## Task
Output every line of the material exactly, omitting images.

— Start —

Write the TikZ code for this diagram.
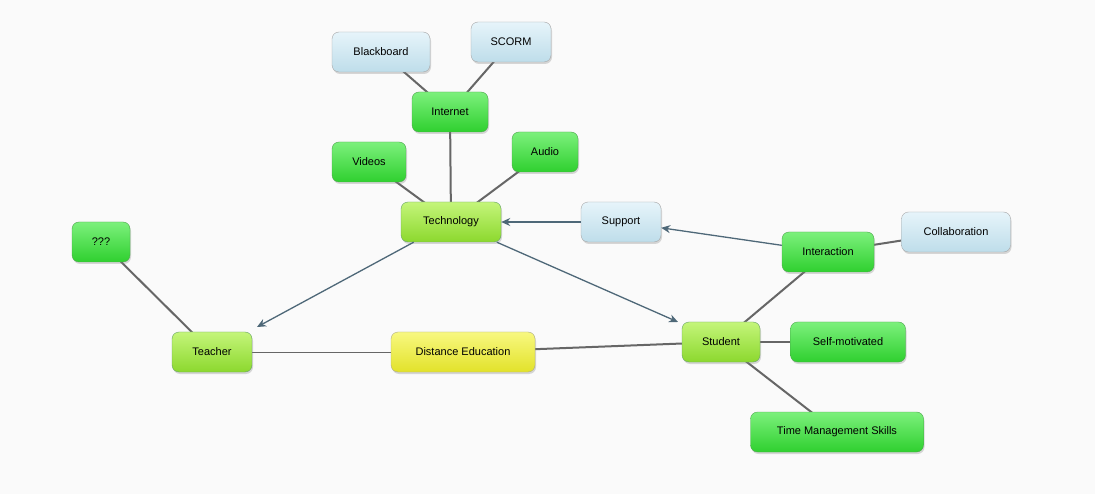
\documentclass[tikz,border=0pt]{standalone}
\usepackage{fontspec}
\setmainfont{Liberation Sans}
\usetikzlibrary{arrows.meta,shadows}
\definecolor{gA}{HTML}{7CF07C}\definecolor{gB}{HTML}{2FD02F}
\definecolor{lA}{HTML}{C4F57A}\definecolor{lB}{HTML}{8CD82E}
\definecolor{yA}{HTML}{F8F880}\definecolor{yB}{HTML}{E2E22A}
\definecolor{bA}{HTML}{E6F4FA}\definecolor{bB}{HTML}{BEDDEA}
\definecolor{edge}{HTML}{666666}\definecolor{arr}{HTML}{4E6878}
\tikzset{
 box/.style={rounded corners=7pt,minimum height=40pt,font=\fontsize{11}{13}\selectfont,drop shadow={shadow xshift=1pt,shadow yshift=-2pt,opacity=.3}},
 gbox/.style={box,draw=green!50!black!70,top color=gA,bottom color=gB},
 lbox/.style={box,draw=green!40!black!60,top color=lA,bottom color=lB},
 ybox/.style={box,draw=yellow!40!black!60,top color=yA,bottom color=yB},
 bbox/.style={box,draw=gray!70,top color=bA,bottom color=bB},
 ln/.style={draw=edge,line width=2pt},
 thin ln/.style={draw=edge,line width=1pt},
 ar/.style={draw=arr,line width=1.3pt,-{Stealth[length=9pt,width=8pt]}}
}
\begin{document}
\begin{tikzpicture}[x=1pt,y=-1pt]
\fill[white!96!gray] (0,0) rectangle (1095,494);
\useasboundingbox (0,0) rectangle (1095,494);
\coordinate (B) at (381,52);\coordinate (S) at (511,42);\coordinate (I) at (450,112);
\coordinate (V) at (369,162);\coordinate (A) at (545,152);\coordinate (T) at (451,222);
\coordinate (Q) at (101,242);\coordinate (Te) at (212,352);\coordinate (D) at (463,352);
\coordinate (St) at (721,342);\coordinate (SM) at (848,342);\coordinate (TM) at (837,432);
\coordinate (In) at (828,252);\coordinate (C) at (956,232);\coordinate (Su) at (621,222);
\draw[ln] (B)--(I); \draw[ln] (S)--(I); \draw[ln] (I)--(T); \draw[ln] (V)--(T); \draw[ln] (A)--(T);
\draw[ln] (Q)--(Te); \draw[thin ln] (Te)--(D); \draw[ln] (D)--(St); \draw[ln] (St)--(SM);
\draw[ln] (St)--(TM); \draw[ln] (St)--(In); \draw[ln] (In)--(C);
\node[bbox,minimum width=98pt] (blackboard) at (B) {Blackboard};
\node[bbox,minimum width=80pt] (scorm) at (S) {SCORM};
\node[gbox,minimum width=76pt] (internet) at (I) {Internet};
\node[gbox,minimum width=74pt] (videos) at (V) {Videos};
\node[gbox,minimum width=66pt] (audio) at (A) {Audio};
\node[lbox,minimum width=100pt] (tech) at (T) {Technology};
\node[bbox,minimum width=80pt] (support) at (Su) {Support};
\node[gbox,minimum width=92pt] (inter) at (In) {Interaction};
\node[bbox,minimum width=109pt] (collab) at (C) {Collaboration};
\node[gbox,minimum width=58pt] (qqq) at (Q) {???};
\node[lbox,minimum width=80pt] (teacher) at (Te) {Teacher};
\node[ybox,minimum width=144pt] (dist) at (D) {Distance Education};
\node[lbox,minimum width=78pt] (student) at (St) {Student};
\node[gbox,minimum width=115pt] (selfm) at (SM) {Self-motivated};
\node[gbox,minimum width=173pt] (time) at (TM) {Time Management Skills};
\draw[ar] (tech) -- (257,327);
\draw[ar] (tech) -- (678,322);
\draw[ar] (support) -- (tech);
\draw[ar] (inter) -- (support);
\end{tikzpicture}
\end{document}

— End —

## Exercise solution
Write the TikZ code for this diagram.
\documentclass[tikz,border=0pt]{standalone}
\usepackage{fontspec}
\setmainfont{Liberation Sans}
\usetikzlibrary{arrows.meta,shadows}
\definecolor{gA}{HTML}{7CF07C}\definecolor{gB}{HTML}{2FD02F}
\definecolor{lA}{HTML}{C4F57A}\definecolor{lB}{HTML}{8CD82E}
\definecolor{yA}{HTML}{F8F880}\definecolor{yB}{HTML}{E2E22A}
\definecolor{bA}{HTML}{E6F4FA}\definecolor{bB}{HTML}{BEDDEA}
\definecolor{edge}{HTML}{666666}\definecolor{arr}{HTML}{4E6878}
\tikzset{
 box/.style={rounded corners=7pt,minimum height=40pt,font=\fontsize{11}{13}\selectfont,drop shadow={shadow xshift=1pt,shadow yshift=-2pt,opacity=.3}},
 gbox/.style={box,draw=green!50!black!70,top color=gA,bottom color=gB},
 lbox/.style={box,draw=green!40!black!60,top color=lA,bottom color=lB},
 ybox/.style={box,draw=yellow!40!black!60,top color=yA,bottom color=yB},
 bbox/.style={box,draw=gray!70,top color=bA,bottom color=bB},
 ln/.style={draw=edge,line width=2pt},
 thin ln/.style={draw=edge,line width=1pt},
 ar/.style={draw=arr,line width=1.3pt,-{Stealth[length=9pt,width=8pt]}}
}
\begin{document}
\begin{tikzpicture}[x=1pt,y=-1pt]
\fill[white!96!gray] (0,0) rectangle (1095,494);
\useasboundingbox (0,0) rectangle (1095,494);
\coordinate (B) at (381,52);\coordinate (S) at (511,42);\coordinate (I) at (450,112);
\coordinate (V) at (369,162);\coordinate (A) at (545,152);\coordinate (T) at (451,222);
\coordinate (Q) at (101,242);\coordinate (Te) at (212,352);\coordinate (D) at (463,352);
\coordinate (St) at (721,342);\coordinate (SM) at (848,342);\coordinate (TM) at (837,432);
\coordinate (In) at (828,252);\coordinate (C) at (956,232);\coordinate (Su) at (621,222);
\draw[ln] (B)--(I); \draw[ln] (S)--(I); \draw[ln] (I)--(T); \draw[ln] (V)--(T); \draw[ln] (A)--(T);
\draw[ln] (Q)--(Te); \draw[thin ln] (Te)--(D); \draw[ln] (D)--(St); \draw[ln] (St)--(SM);
\draw[ln] (St)--(TM); \draw[ln] (St)--(In); \draw[ln] (In)--(C);
\node[bbox,minimum width=98pt] (blackboard) at (B) {Blackboard};
\node[bbox,minimum width=80pt] (scorm) at (S) {SCORM};
\node[gbox,minimum width=76pt] (internet) at (I) {Internet};
\node[gbox,minimum width=74pt] (videos) at (V) {Videos};
\node[gbox,minimum width=66pt] (audio) at (A) {Audio};
\node[lbox,minimum width=100pt] (tech) at (T) {Technology};
\node[bbox,minimum width=80pt] (support) at (Su) {Support};
\node[gbox,minimum width=92pt] (inter) at (In) {Interaction};
\node[bbox,minimum width=109pt] (collab) at (C) {Collaboration};
\node[gbox,minimum width=58pt] (qqq) at (Q) {???};
\node[lbox,minimum width=80pt] (teacher) at (Te) {Teacher};
\node[ybox,minimum width=144pt] (dist) at (D) {Distance Education};
\node[lbox,minimum width=78pt] (student) at (St) {Student};
\node[gbox,minimum width=115pt] (selfm) at (SM) {Self-motivated};
\node[gbox,minimum width=173pt] (time) at (TM) {Time Management Skills};
\draw[ar] (tech) -- (257,327);
\draw[ar] (tech) -- (678,322);
\draw[ar] (support) -- (tech);
\draw[ar] (inter) -- (support);
\end{tikzpicture}
\end{document}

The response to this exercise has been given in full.